As Galli reflected, “Anyone who’s been in the preaching and teaching business knows these are not isolated examples but represent the larger reality.”

Indeed, in many churches there is very little reading of the Bible in worship, and sermons are marked by attention to the congregation’s concerns, not by an adequate attention to the biblical text. The exposition of the Bible has given way to the concerns, real or perceived, of the listeners. The authority of the Bible is swallowed up in the imposed authority of congregational concerns. Read More
Mark Galli, formerly with the Episcopal Church, is now with the Anglican Church in North America. Galli's original article was posted in November 2009, five months after the formal establishment of the ACNA. To what context was Galli was referring in his article--the Episcopal Church or the Common Cause Partnership, the network of churches from which the ACNA was formed, Mohler does not say. While it might be tempting to conclude that the situation has improved since he moved to the ACNA, we really do not not know that to be the case.

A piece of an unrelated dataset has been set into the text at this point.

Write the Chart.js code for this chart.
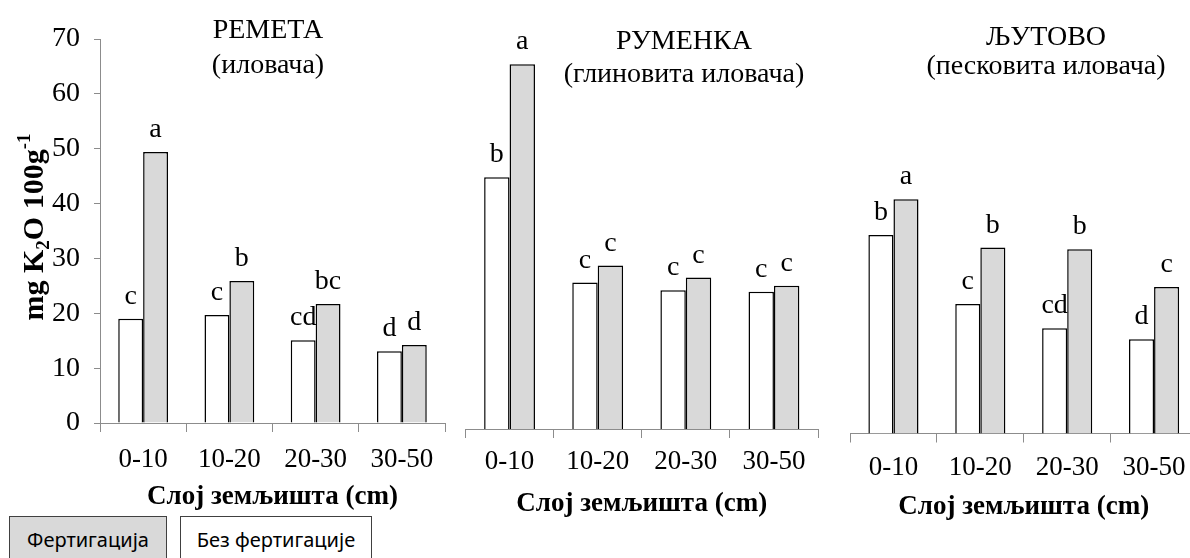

For Anglicans giving a central place to the Holy Scriptures in our worship services not only entails the public reading of the Scriptures and the preaching of expository sermons but also the use of translations of the Bible that are understandable to the congregation and the use of a liturgy that employs not just biblical language but embodies biblical teaching. Biblical language can be misused to teach ideas that are not consistent with what the Bible teaches. This has been particularly a problem in the Anglican Church.